Digital consumer goods company Thrasio said it plans to go on the hunt for even larger eCommerce companies to acquire on the heels of its latest financing deal.
Thrasio announced this week it has inked a deal for a $500 million senior debt facility, pushing the total amount of capital the firm has raised to over $1 billion.
Thrasio buys and then integrates into its digital consumer goods platform Amazon third-party businesses and direct-to-consumer (D2C) eCommerce brands.
Armed with half a billion in additional financial firepower, Thrasio said it will now be able to acquire firms with up to $200 million in revenue.
The move comes after a strong 2020, a year in which eCommerce exploded amid the coronavirus pandemic. Thrasio saw its revenue surge past the $500 million mark, with a profit for the year of $100 million.
All told, Thrasio manages just under 14,000 products on its digital platform, with the New York and Boston-based company saying it delivered a product to 1 in 10 American households last year.
“We have perfected both our M&A and operations models — now it’s about driving leverage from our proven flywheel and continuing to build complementary capabilities,” Co-Founder and Co-CEO Carlos Cashman said in a press release. “This investment also enables us to acquire much larger ecommerce companies — up to $200 million in revenue — adding another dimension to our capabilities. The funds will also accelerate our (already rapidly scaling) DTC and product launch businesses.”

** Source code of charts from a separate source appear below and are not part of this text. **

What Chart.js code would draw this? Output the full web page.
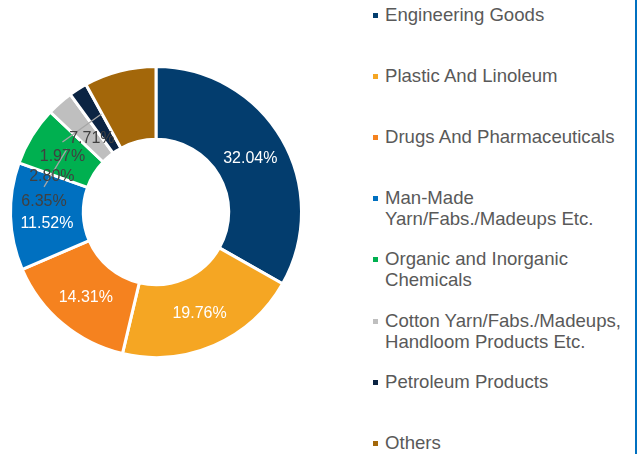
<!DOCTYPE html>
<html>
<head>
<meta charset="utf-8">
<script src="https://cdn.jsdelivr.net/npm/chart.js@4.4.1/dist/chart.umd.min.js"></script>
<style>
  html, body { margin: 0; padding: 0; background: #fff; }
  #wrap { position: relative; width: 637px; height: 454px; overflow: hidden;
          font-family: "Liberation Sans", Arial, sans-serif; }
  #chartBox { position: absolute; left: 0; top: 0; width: 312px; height: 424px; }
  .item { position: absolute; left: 373px; width: 260px; }
  .sw { position: absolute; left: 0; top: 9px; width: 5px; height: 5px; }
  .txt { position: absolute; left: 12px; top: 0; width: 248px; font-size: 18.6px;
         line-height: 21px; color: #595959; }
  #edge { position: absolute; left: 635px; top: 0; width: 2px; height: 454px; background: #0070C0; }
</style>
</head>
<body>
<div id="wrap">
  <div id="chartBox"><canvas id="exportsChart"></canvas></div>
  <div id="legend"></div>
  <div id="edge"></div>
</div>
<script>
const categories = [
  "Engineering Goods",
  "Plastic And Linoleum",
  "Drugs And Pharmaceuticals",
  "Man-Made Yarn/Fabs./Madeups Etc.",
  "Organic and Inorganic Chemicals",
  "Cotton Yarn/Fabs./Madeups, Handloom Products Etc.",
  "Petroleum Products",
  "Others"
];
const shares = [32.04, 19.76, 14.31, 11.52, 6.35, 2.80, 1.97, 7.71];
const sliceColors = ["#033D6E", "#F5A623", "#F5821F", "#0070C0", "#00B050", "#BFBFBF", "#0B2443", "#A3670A"];

// labels that got pushed around to avoid overlapping, like the original
const labelShifts = {
  3: { dx: 0, dy: 8, inside: true },
  4: { dx: -19, dy: 47, leader: true },
  5: { dx: -32, dy: 47 },
  6: { dx: -35, dy: 37, leader: true },
  7: { dx: -37, dy: 32 }
};

const sliceLabels = {
  id: "sliceLabels",
  afterDatasetsDraw(chart) {
    const ctx = chart.ctx;
    const arcs = chart.getDatasetMeta(0).data;
    ctx.save();
    // leader lines first so text sits over them
    ctx.strokeStyle = "#A6A6A6";
    ctx.lineWidth = 1.3;
    arcs.forEach((arc, i) => {
      const s = labelShifts[i];
      if (!s || !s.leader) return;
      const p = arc.getCenterPoint();
      ctx.beginPath();
      ctx.moveTo(p.x + s.dx, p.y + s.dy - 15);
      ctx.lineTo(p.x + 4, p.y - 6);
      ctx.stroke();
    });
    ctx.font = '16px "Liberation Sans", Arial, sans-serif';
    ctx.textAlign = "center";
    ctx.textBaseline = "middle";
    arcs.forEach((arc, i) => {
      const p = arc.getCenterPoint();
      const s = labelShifts[i] || { dx: 0, dy: 2, inside: true };
      const text = shares[i].toFixed(2) + "%";
      ctx.fillStyle = s.inside ? "#FFFFFF" : "#404040";
      ctx.fillText(text, p.x + s.dx, p.y + s.dy);
    });
    ctx.restore();
  }
};

new Chart(document.getElementById("exportsChart"), {
  type: "doughnut",
  data: {
    labels: categories,
    datasets: [{
      data: shares,
      backgroundColor: sliceColors,
      borderColor: "#FFFFFF",
      borderWidth: 3
    }]
  },
  options: {
    responsive: true,
    maintainAspectRatio: false,
    animation: false,
    cutout: "50%",
    layout: { padding: 9 },
    plugins: {
      legend: { display: false },
      tooltip: { enabled: false }
    }
  },
  plugins: [sliceLabels]
});

// legend on the right
const legend = document.getElementById("legend");
categories.forEach((name, i) => {
  const item = document.createElement("div");
  item.className = "item";
  item.style.top = (4 + i * 61.1) + "px";
  const sw = document.createElement("div");
  sw.className = "sw";
  sw.style.background = sliceColors[i];
  const txt = document.createElement("div");
  txt.className = "txt";
  txt.textContent = name;
  item.appendChild(sw);
  item.appendChild(txt);
  legend.appendChild(item);
});
</script>
</body>
</html>
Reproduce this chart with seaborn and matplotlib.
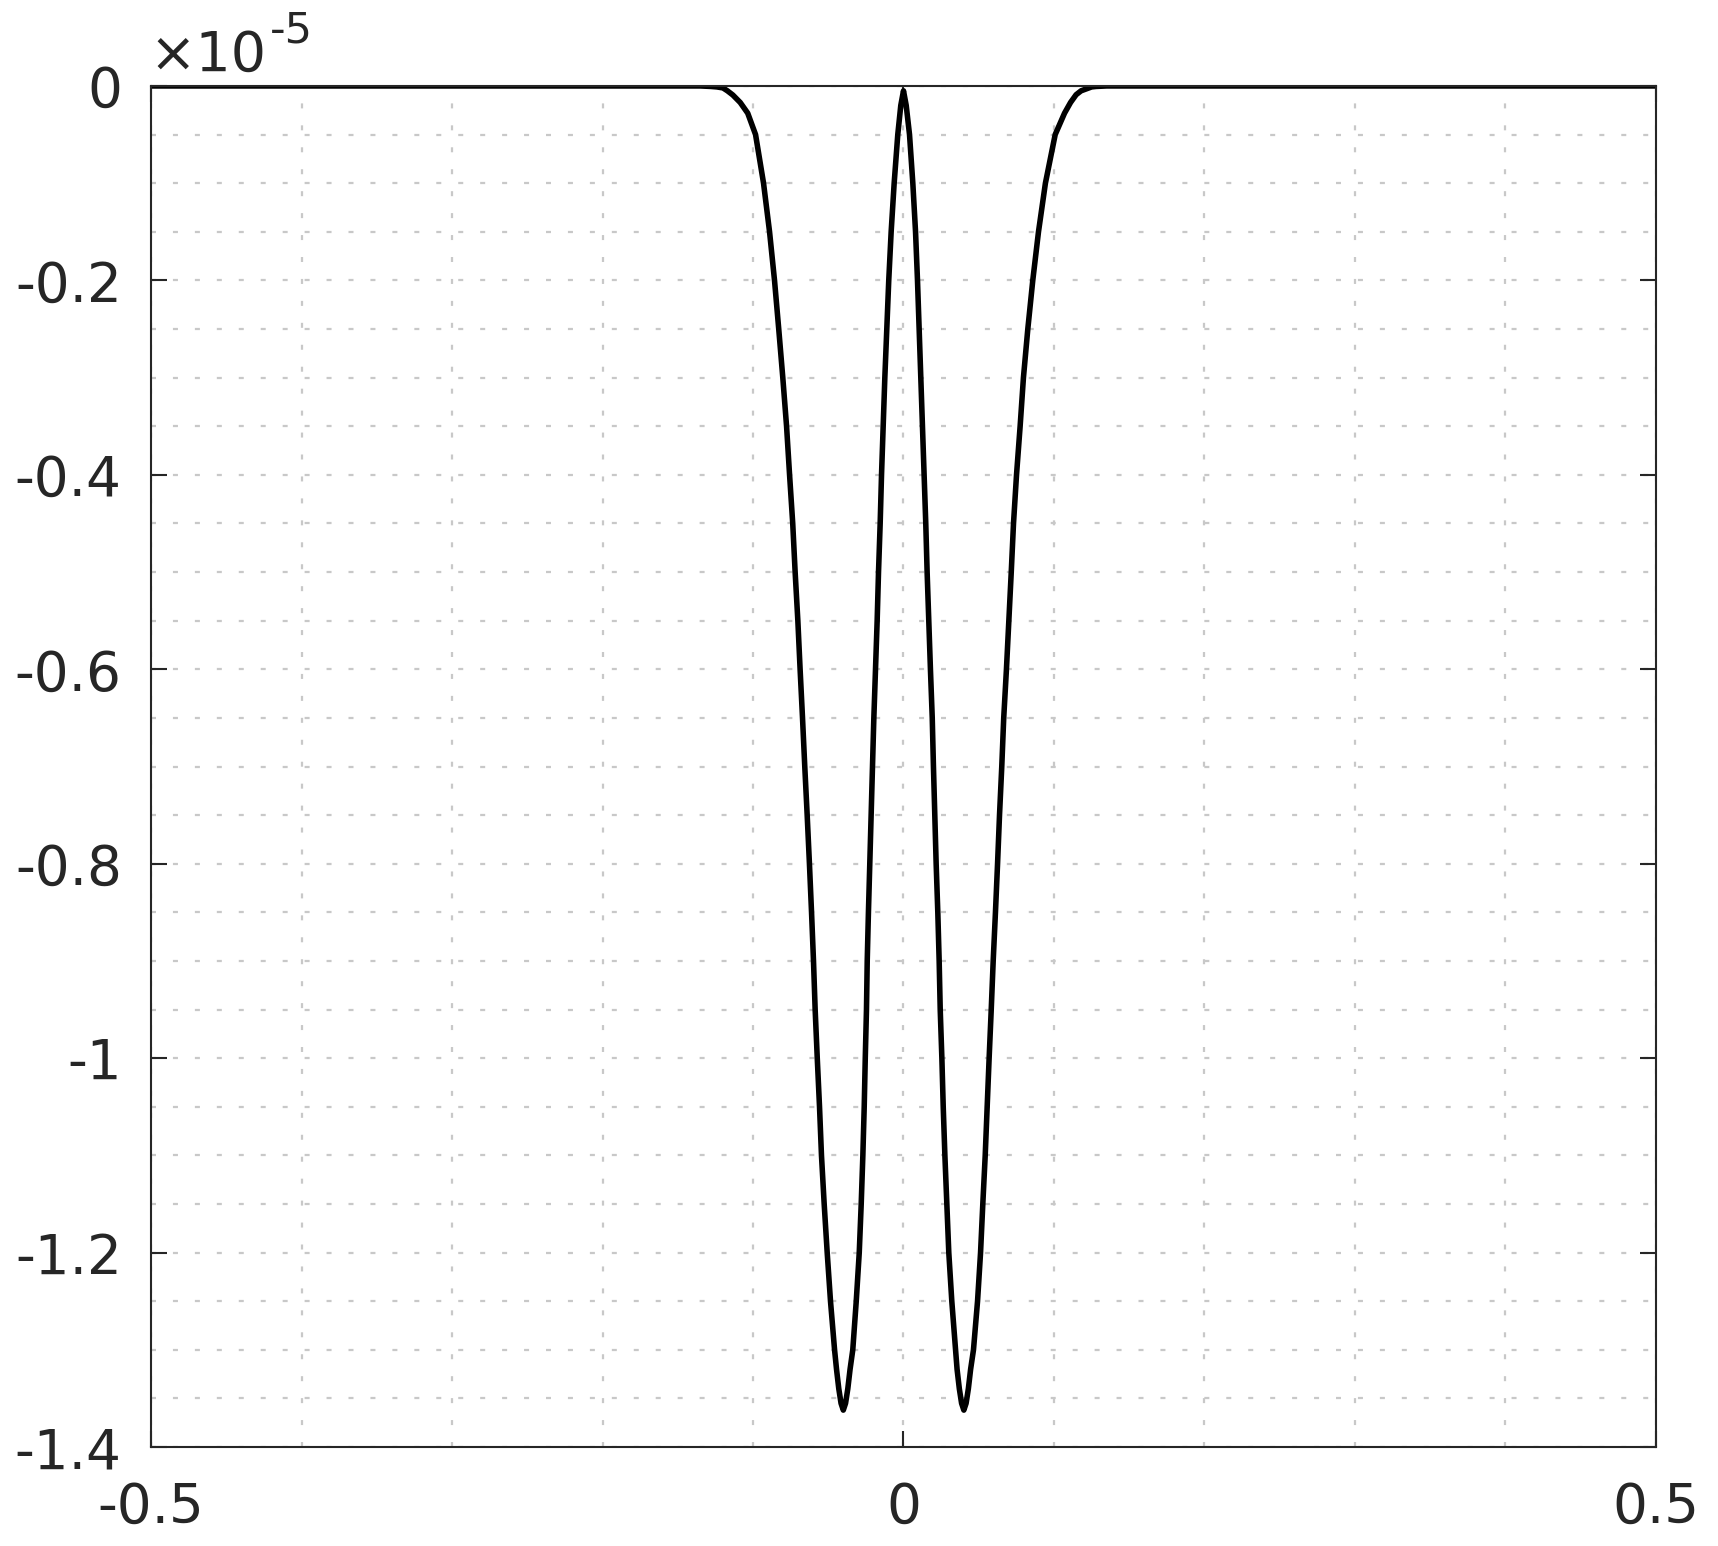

Investors include J.P. Morgan Chase Bank, N.A., The Private Credit Group of Goldman Sachs Asset Management, L.P. and RBC Capital Markets. This trio of top investors, in turn were joined in the deal by the Strategic Credit Group within Oaktree Capital Management, L.P., Bain Capital Credit, Barclays, BlackRock, BofA Securities, Inc., Credit Suisse Loan Funding LLC, Monroe Capital LLC, Morgan Stanley Private Credit, and UBS Securities LLC, according to Thrasio.